Stamp Launches Interactive Personal History Platform
Stamp today launched an interactive personal history platform for capturing a life's legacy, using voice, photo, video, and data technology to chronicle the heart of the human experience.
Stamp empowers everyone to capture their life stories, reflect themselves, and share exactly how they want to be remembered in the future.
Stamp creates an interactive interface where people capture their likenesses and voices to convey their personal experiences to create a Stamp. These Stamps voice and share their creator's life stories in real time and respond to direct questions.
"Too much of our personal and collective history is in the hands of others, missing the most important part: you, telling your own story," said Jackson Brymer, founder and CEO of Stamp, in a statement. "Of the over 100 billion humans throughout history, less than 1 percent are recorded and remembered in any lasting way, and even then, it was that they lived, never how they lived. Stamp is your story, told by you. We ensure each person's unique history is carried forward to the future."
Creating a Stamp is a guided journey through four essential layers of a what makes each person unique: their memories, stories, appearance, and voice:
- MindMap, built from curated questions, ensures platform simplicity and guides the user to capture their stories, experiences, and memories.
- Interaction Modes: Interact with a Stamp through text, audio, or a real-time video conversation.
- Voice: Reflects the user's voice (or is chosen from a diverse voice library) to allow for audio-based interactions with the person's Stamp, in any language.
- Appearance: A person's visual identity, created from a single photograph, generates a realistic, interactive visual representation of the user with natural, cinematic movement, built from a single photograph.
Individuals can use Stamp to document their own experiences or those of a loved one. Once built, users can speak with their Stamps in any language and ask questions like, 'What's a moment in your life you'll never forget?'" or "'What was the recipe for your famous lasagna?'. The answers are there, in their voices, for anyone who wants to know, now and for generations to come.

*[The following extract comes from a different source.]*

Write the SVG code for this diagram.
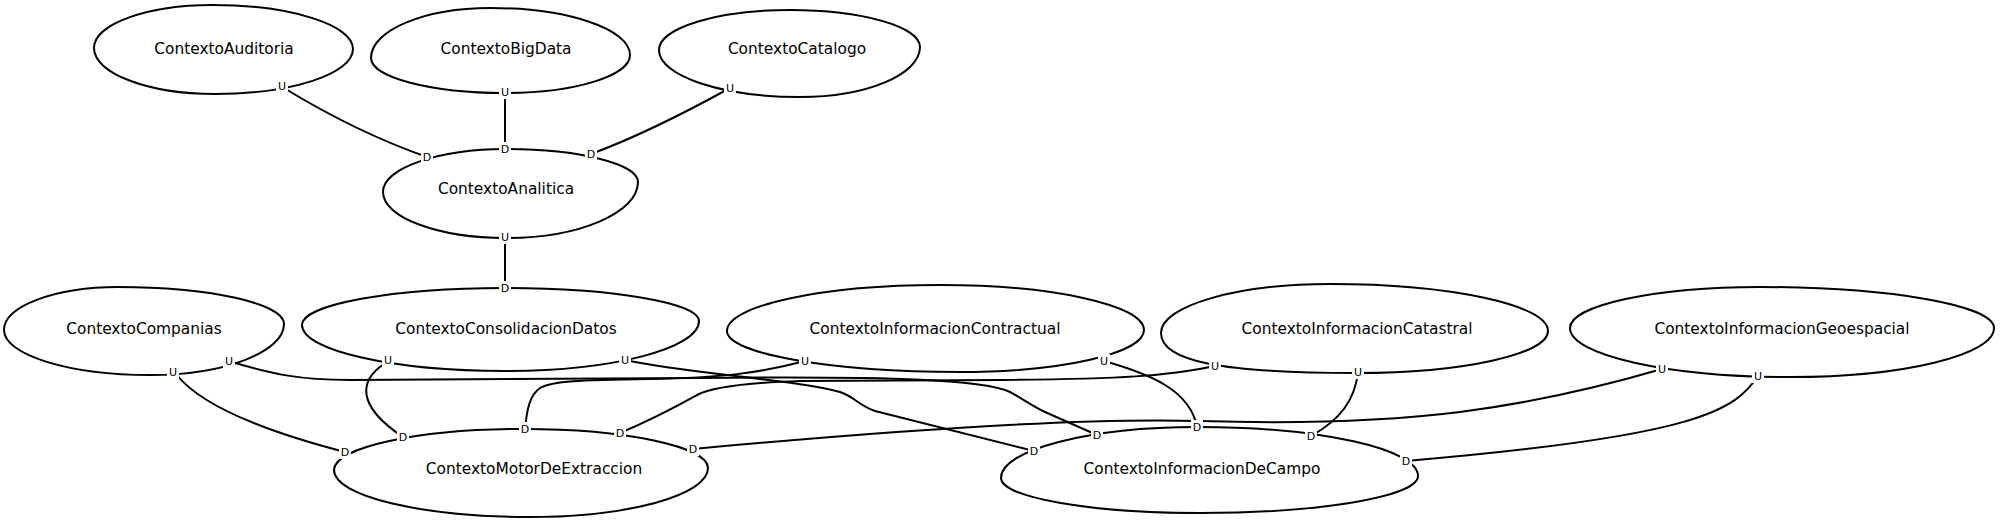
<svg xmlns="http://www.w3.org/2000/svg" width="2000" height="520" viewBox="0 0 2000 520">
<style>
.n{fill:#fff;stroke:#000;stroke-width:2}
.t{font-family:"DejaVu Sans","Liberation Sans",sans-serif;font-size:15.4px;fill:#000;text-anchor:middle}
.e{fill:none;stroke:#000;stroke-width:2}
.p{font-family:"DejaVu Sans","Liberation Sans",sans-serif;font-size:11px;fill:#000;text-anchor:middle}
.pb{fill:#fff}
</style>
<rect width="2000" height="520" fill="#fff"/>
<g id="nodes">
<g id="ContextoAuditoria"><path class="n" d="M94,48 C94,24.3 146.8,5 212,5 C289.9,5 353,24.7 353,49 C353,73.9 291.2,94 215,94 C148.2,94 94,73.4 94,48 Z"/><text class="t" x="224" y="54">ContextoAuditoria</text></g>
<g id="ContextoBigData"><path class="n" d="M371,58 C371,30.4 424.3,8 490,8 C567.3,8 630,29 630,55 C630,76 574,93 505,93 C431,93 371,77.3 371,58 Z"/><text class="t" x="506" y="54">ContextoBigData</text></g>
<g id="ContextoCatalogo"><path class="n" d="M659,50 C659,27.9 717.6,10 790,10 C861.8,10 920,26.6 920,47 C920,74.6 866.3,97 800,97 C722.1,97 659,76 659,50 Z"/><text class="t" x="797" y="54">ContextoCatalogo</text></g>
<g id="ContextoAnalitica"><path class="n" d="M383,192 C383,168.3 438.1,149 506,149 C578.9,149 638,163.8 638,182 C638,212.9 578.9,238 506,238 C438.1,238 383,217.4 383,192 Z"/><text class="t" x="506" y="194">ContextoAnalitica</text></g>
<g id="ContextoCompanias"><path class="n" d="M4,330 C4,306.3 55,287 118,287 C209.7,287 284,303.6 284,324 C284,352.2 224,375 150,375 C69.4,375 4,354.9 4,330 Z"/><text class="t" x="144" y="334">ContextoCompanias</text></g>
<g id="ContextoConsolidacionDatos"><path class="n" d="M302,325 C302,304.6 392.9,288 505,288 C612.1,288 699,302.8 699,321 C699,348.6 612.1,371 505,371 C392.9,371 302,350.4 302,325 Z"/><text class="t" x="506" y="334">ContextoConsolidacionDatos</text></g>
<g id="ContextoInformacionContractual"><path class="n" d="M727,331 C727,305.6 822.4,285 940,285 C1052.7,285 1144,305.1 1144,330 C1144,353.2 1061.6,372 960,372 C831.3,372 727,353.6 727,331 Z"/><text class="t" x="935" y="334">ContextoInformacionContractual</text></g>
<g id="ContextoInformacionCatastral"><path class="n" d="M1161,333 C1161,305.9 1236.7,284 1330,284 C1450.4,284 1548,305 1548,331 C1548,354.2 1462.5,373 1357,373 C1220,373 1161,361 1161,333 Z"/><text class="t" x="1357" y="334">ContextoInformacionCatastral</text></g>
<g id="ContextoInformacionGeoespacial"><path class="n" d="M1570,328 C1570,305.4 1655.1,287 1760,287 C1889.2,287 1994,305.4 1994,328 C1994,355.1 1902.7,377 1790,377 C1668.5,377 1570,355.1 1570,328 Z"/><text class="t" x="1782" y="334">ContextoInformacionGeoespacial</text></g>
<g id="ContextoMotorDeExtraccion"><path class="n" d="M334,470 C334,447.4 418.6,429 523,429 C625.2,429 708,446.5 708,468 C708,495.1 628.3,517 530,517 C421.7,517 334,496 334,470 Z"/><text class="t" x="534" y="474">ContextoMotorDeExtraccion</text></g>
<g id="ContextoInformacionDeCampo"><path class="n" d="M1001,478 C1001,449.8 1089.2,427 1198,427 C1319.5,427 1418,448.9 1418,476 C1418,496.4 1320.4,513 1200,513 C1090.1,513 1001,497.3 1001,478 Z"/><text class="t" x="1202" y="474">ContextoInformacionDeCampo</text></g>
</g>
<g id="connectors">
<path class="e" d="M284,88 C320,110 370,137 427,157"/>
<path class="e" d="M505,92 L505,149"/>
<path class="e" d="M730,88 C690,110 640,136 591,154"/>
<path class="e" d="M505,237 L505,288"/>
<path class="e" d="M176,374 C200,405 260,430 345,452"/>
<path class="e" d="M229,361 C270,374 300,380 350,380 L700,378 C900,376 985,380 1010,392 C1025,400 1030,405 1045,412 L1097,435"/>
<path class="e" d="M384,364 C360,380 355,405 403,437"/>
<path class="e" d="M625,360 C690,374 800,380 840,392 C855,397 858,405 875,411 L1034,451"/>
<path class="e" d="M805,361 C760,373 720,378 650,379 C580,380 552,381 540,388 C530,395 527,408 525,429"/>
<path class="e" d="M1215,366 C1170,376 1120,379 1000,380 L800,381 C740,383 710,388 697,395 C688,400 660,416 620,433"/>
<path class="e" d="M1104,361 C1150,374 1190,390 1197,427"/>
<path class="e" d="M1358,372 C1355,400 1340,420 1311,436"/>
<path class="e" d="M1662,369 C1590,390 1530,403 1460,412 C1380,422 1300,424 1200,421 C1100,418 950,425 693,449"/>
<path class="e" d="M1758,376 C1735,410 1700,436 1406,461"/>
<g id="ports">
<rect class="pb" x="276" y="79" width="12" height="14"/><text class="p" x="282" y="90">U</text>
<rect class="pb" x="499" y="85" width="12" height="14"/><text class="p" x="505" y="96">U</text>
<rect class="pb" x="724" y="81" width="12" height="14"/><text class="p" x="730" y="92">U</text>
<rect class="pb" x="421" y="150" width="12" height="14"/><text class="p" x="427" y="161">D</text>
<rect class="pb" x="499" y="142" width="12" height="14"/><text class="p" x="505" y="153">D</text>
<rect class="pb" x="585" y="147" width="12" height="14"/><text class="p" x="591" y="158">D</text>
<rect class="pb" x="499" y="230" width="12" height="14"/><text class="p" x="505" y="241">U</text>
<rect class="pb" x="499" y="281" width="12" height="14"/><text class="p" x="505" y="292">D</text>
<rect class="pb" x="167" y="365" width="12" height="14"/><text class="p" x="173" y="376">U</text>
<rect class="pb" x="223" y="354" width="12" height="14"/><text class="p" x="229" y="365">U</text>
<rect class="pb" x="382" y="353" width="12" height="14"/><text class="p" x="388" y="364">U</text>
<rect class="pb" x="619" y="353" width="12" height="14"/><text class="p" x="625" y="364">U</text>
<rect class="pb" x="799" y="354" width="12" height="14"/><text class="p" x="805" y="365">U</text>
<rect class="pb" x="1098" y="354" width="12" height="14"/><text class="p" x="1104" y="365">U</text>
<rect class="pb" x="1209" y="359" width="12" height="14"/><text class="p" x="1215" y="370">U</text>
<rect class="pb" x="1352" y="365" width="12" height="14"/><text class="p" x="1358" y="376">U</text>
<rect class="pb" x="1656" y="362" width="12" height="14"/><text class="p" x="1662" y="373">U</text>
<rect class="pb" x="1752" y="369" width="12" height="14"/><text class="p" x="1758" y="380">U</text>
<rect class="pb" x="339" y="445" width="12" height="14"/><text class="p" x="345" y="456">D</text>
<rect class="pb" x="397" y="430" width="12" height="14"/><text class="p" x="403" y="441">D</text>
<rect class="pb" x="519" y="422" width="12" height="14"/><text class="p" x="525" y="433">D</text>
<rect class="pb" x="614" y="426" width="12" height="14"/><text class="p" x="620" y="437">D</text>
<rect class="pb" x="687" y="442" width="12" height="14"/><text class="p" x="693" y="453">D</text>
<rect class="pb" x="1028" y="444" width="12" height="14"/><text class="p" x="1034" y="455">D</text>
<rect class="pb" x="1091" y="428" width="12" height="14"/><text class="p" x="1097" y="439">D</text>
<rect class="pb" x="1191" y="420" width="12" height="14"/><text class="p" x="1197" y="431">D</text>
<rect class="pb" x="1305" y="429" width="12" height="14"/><text class="p" x="1311" y="440">D</text>
<rect class="pb" x="1400" y="454" width="12" height="14"/><text class="p" x="1406" y="465">D</text>
</g>
</g>
</svg>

"How many times have we all heard the question, 'If you could go back in time and tell your younger self one thing, what would it be?'," Brymer said. "But I believe it's just as important to consider what we'd tell our future selves, or future generations. You might see a photo of me crossing the stage on graduation day, but only I can tell you how that moment felt. That's what Stamp is for. So, everyone can keep, remember, and revisit the moments that make up a life."